* **PROBLEM REQUIREMENTS**
Return all of the data exactly as written, without the pictures.

* **DATA EXCERPT**
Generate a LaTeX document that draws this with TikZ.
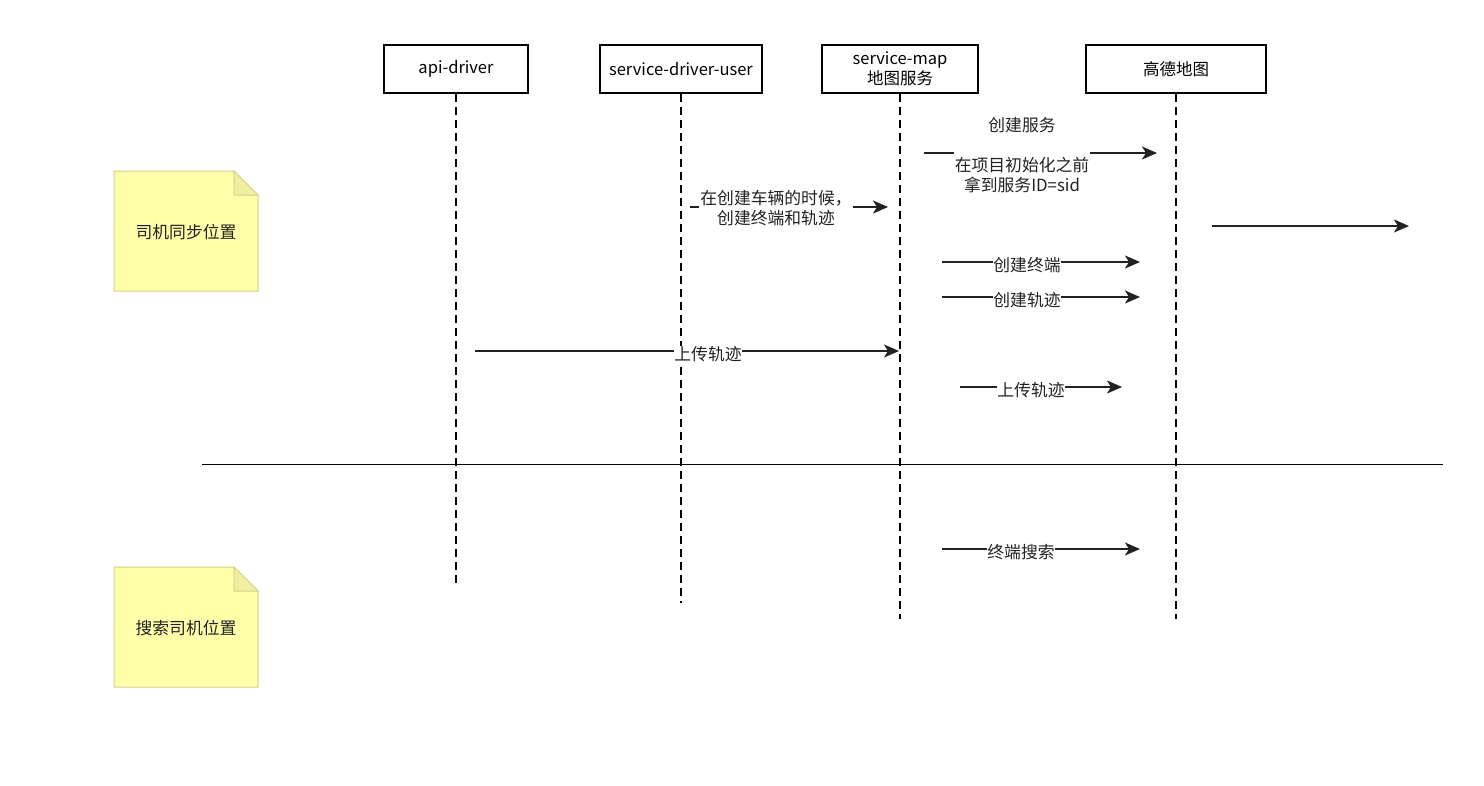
\documentclass[tikz,border=0pt]{standalone}
\usepackage{fontspec}
\setmainfont{Noto Sans CJK SC}
\usetikzlibrary{arrows.meta}
\definecolor{notefill}{HTML}{FFFFAA}
\definecolor{notedraw}{HTML}{D2D08A}
\definecolor{foldfill}{HTML}{F2EEA0}
\definecolor{ink}{HTML}{222222}
\tikzset{
  headbox/.style={draw=black, line width=2pt, fill=white, minimum height=48pt, inner sep=0pt, align=center, font=\fontsize{16.5}{20}\selectfont},
  lifeline/.style={draw=black, line width=2pt, dash pattern=on 8pt off 5pt},
  msg/.style={draw=ink, line width=2pt, -{Stealth[length=15pt, width=13pt, inset=4pt]}},
  msglabel/.style={fill=white, inner sep=1pt, align=center, font=\fontsize{16.8}{20}\selectfont, text=ink},
  notetext/.style={font=\fontsize{16.8}{20}\selectfont, text=ink}
}
\begin{document}
\begin{tikzpicture}[x=1pt,y=-1pt]
\useasboundingbox (0,0) rectangle (1484,785);
% lifeline heads
\node[headbox, minimum width=144pt] (api) at (456,69) {api-driver};
\node[headbox, minimum width=162pt] (sdu) at (681,69) {service-driver-user};
\node[headbox, minimum width=156pt] (smap) at (900,69) {service-map\\地图服务};
\node[headbox, minimum width=180pt] (amap) at (1176,69) {高德地图};
% lifeline ends
\coordinate (apiEnd) at (456,585);
\coordinate (sduEnd) at (681,603);
\coordinate (smapEnd) at (900,619);
\coordinate (amapEnd) at (1176,619);
\draw[lifeline] (api.south) -- (apiEnd);
\draw[lifeline] (sdu.south) -- (sduEnd);
\draw[lifeline] (smap.south) -- (smapEnd);
\draw[lifeline] (amap.south) -- (amapEnd);
% notes
\foreach \nm/\y/\txt in {noteA/171/司机同步位置, noteB/567/搜索司机位置}{
  \fill[notefill] (114,\y) -- (234,\y) -- (258,\y+24) -- (258,\y+120) -- (114,\y+120) -- cycle;
  \draw[notedraw, line width=1pt] (114,\y) -- (234,\y) -- (258,\y+24) -- (258,\y+120) -- (114,\y+120) -- cycle;
  \filldraw[fill=foldfill, draw=notedraw, line width=1pt] (234,\y) -- (234,\y+24) -- (258,\y+24) -- cycle;
  \node[notetext] (\nm) at (186,\y+61) {\txt};
}
% separator
\coordinate (sepL) at (202,464);
\coordinate (sepR) at (1443,464);
\draw[black, line width=1pt] (sepL) -- (sepR);
% messages
\coordinate (m1s) at (924,153); \coordinate (m1e) at (1157,153);
\draw[msg] (m1s) -- (m1e);
\node[msglabel] (l1) at (1022,155) {创建服务\\ \\在项目初始化之前\\拿到服务ID=sid};

\coordinate (m2s) at (690,207); \coordinate (m2e) at (888,207);
\draw[msg] (m2s) -- (m2e);
\node[msglabel] (l2) at (776,208) {在创建车辆的时候，\\创建终端和轨迹};

\coordinate (m3s) at (1212,226); \coordinate (m3e) at (1409,226);
\draw[msg] (m3s) -- (m3e);

\coordinate (m4s) at (942,262); \coordinate (m4e) at (1140,262);
\draw[msg] (m4s) -- (m4e);
\node[msglabel, inner sep=0pt] (l4) at (1027,265) {创建终端};

\coordinate (m5s) at (942,297); \coordinate (m5e) at (1140,297);
\draw[msg] (m5s) -- (m5e);
\node[msglabel, inner sep=0pt] (l5) at (1027,300) {创建轨迹};

\coordinate (m6s) at (475,351); \coordinate (m6e) at (899,351);
\draw[msg] (m6s) -- (m6e);
\node[msglabel, inner sep=0pt] (l6) at (708,354) {上传轨迹};

\coordinate (m7s) at (960,387); \coordinate (m7e) at (1122,387);
\draw[msg] (m7s) -- (m7e);
\node[msglabel, inner sep=0pt] (l7) at (1031,390) {上传轨迹};

\coordinate (m8s) at (942,549); \coordinate (m8e) at (1140,549);
\draw[msg] (m8s) -- (m8e);
\node[msglabel, inner sep=0pt] (l8) at (1021,552) {终端搜索};
\end{tikzpicture}
\end{document}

* **SOLUTION TO THE PROBLEM**
Generate a LaTeX document that draws this with TikZ.
\documentclass[tikz,border=0pt]{standalone}
\usepackage{fontspec}
\setmainfont{Noto Sans CJK SC}
\usetikzlibrary{arrows.meta}
\definecolor{notefill}{HTML}{FFFFAA}
\definecolor{notedraw}{HTML}{D2D08A}
\definecolor{foldfill}{HTML}{F2EEA0}
\definecolor{ink}{HTML}{222222}
\tikzset{
  headbox/.style={draw=black, line width=2pt, fill=white, minimum height=48pt, inner sep=0pt, align=center, font=\fontsize{16.5}{20}\selectfont},
  lifeline/.style={draw=black, line width=2pt, dash pattern=on 8pt off 5pt},
  msg/.style={draw=ink, line width=2pt, -{Stealth[length=15pt, width=13pt, inset=4pt]}},
  msglabel/.style={fill=white, inner sep=1pt, align=center, font=\fontsize{16.8}{20}\selectfont, text=ink},
  notetext/.style={font=\fontsize{16.8}{20}\selectfont, text=ink}
}
\begin{document}
\begin{tikzpicture}[x=1pt,y=-1pt]
\useasboundingbox (0,0) rectangle (1484,785);
% lifeline heads
\node[headbox, minimum width=144pt] (api) at (456,69) {api-driver};
\node[headbox, minimum width=162pt] (sdu) at (681,69) {service-driver-user};
\node[headbox, minimum width=156pt] (smap) at (900,69) {service-map\\地图服务};
\node[headbox, minimum width=180pt] (amap) at (1176,69) {高德地图};
% lifeline ends
\coordinate (apiEnd) at (456,585);
\coordinate (sduEnd) at (681,603);
\coordinate (smapEnd) at (900,619);
\coordinate (amapEnd) at (1176,619);
\draw[lifeline] (api.south) -- (apiEnd);
\draw[lifeline] (sdu.south) -- (sduEnd);
\draw[lifeline] (smap.south) -- (smapEnd);
\draw[lifeline] (amap.south) -- (amapEnd);
% notes
\foreach \nm/\y/\txt in {noteA/171/司机同步位置, noteB/567/搜索司机位置}{
  \fill[notefill] (114,\y) -- (234,\y) -- (258,\y+24) -- (258,\y+120) -- (114,\y+120) -- cycle;
  \draw[notedraw, line width=1pt] (114,\y) -- (234,\y) -- (258,\y+24) -- (258,\y+120) -- (114,\y+120) -- cycle;
  \filldraw[fill=foldfill, draw=notedraw, line width=1pt] (234,\y) -- (234,\y+24) -- (258,\y+24) -- cycle;
  \node[notetext] (\nm) at (186,\y+61) {\txt};
}
% separator
\coordinate (sepL) at (202,464);
\coordinate (sepR) at (1443,464);
\draw[black, line width=1pt] (sepL) -- (sepR);
% messages
\coordinate (m1s) at (924,153); \coordinate (m1e) at (1157,153);
\draw[msg] (m1s) -- (m1e);
\node[msglabel] (l1) at (1022,155) {创建服务\\ \\在项目初始化之前\\拿到服务ID=sid};

\coordinate (m2s) at (690,207); \coordinate (m2e) at (888,207);
\draw[msg] (m2s) -- (m2e);
\node[msglabel] (l2) at (776,208) {在创建车辆的时候，\\创建终端和轨迹};

\coordinate (m3s) at (1212,226); \coordinate (m3e) at (1409,226);
\draw[msg] (m3s) -- (m3e);

\coordinate (m4s) at (942,262); \coordinate (m4e) at (1140,262);
\draw[msg] (m4s) -- (m4e);
\node[msglabel, inner sep=0pt] (l4) at (1027,265) {创建终端};

\coordinate (m5s) at (942,297); \coordinate (m5e) at (1140,297);
\draw[msg] (m5s) -- (m5e);
\node[msglabel, inner sep=0pt] (l5) at (1027,300) {创建轨迹};

\coordinate (m6s) at (475,351); \coordinate (m6e) at (899,351);
\draw[msg] (m6s) -- (m6e);
\node[msglabel, inner sep=0pt] (l6) at (708,354) {上传轨迹};

\coordinate (m7s) at (960,387); \coordinate (m7e) at (1122,387);
\draw[msg] (m7s) -- (m7e);
\node[msglabel, inner sep=0pt] (l7) at (1031,390) {上传轨迹};

\coordinate (m8s) at (942,549); \coordinate (m8e) at (1140,549);
\draw[msg] (m8s) -- (m8e);
\node[msglabel, inner sep=0pt] (l8) at (1021,552) {终端搜索};
\end{tikzpicture}
\end{document}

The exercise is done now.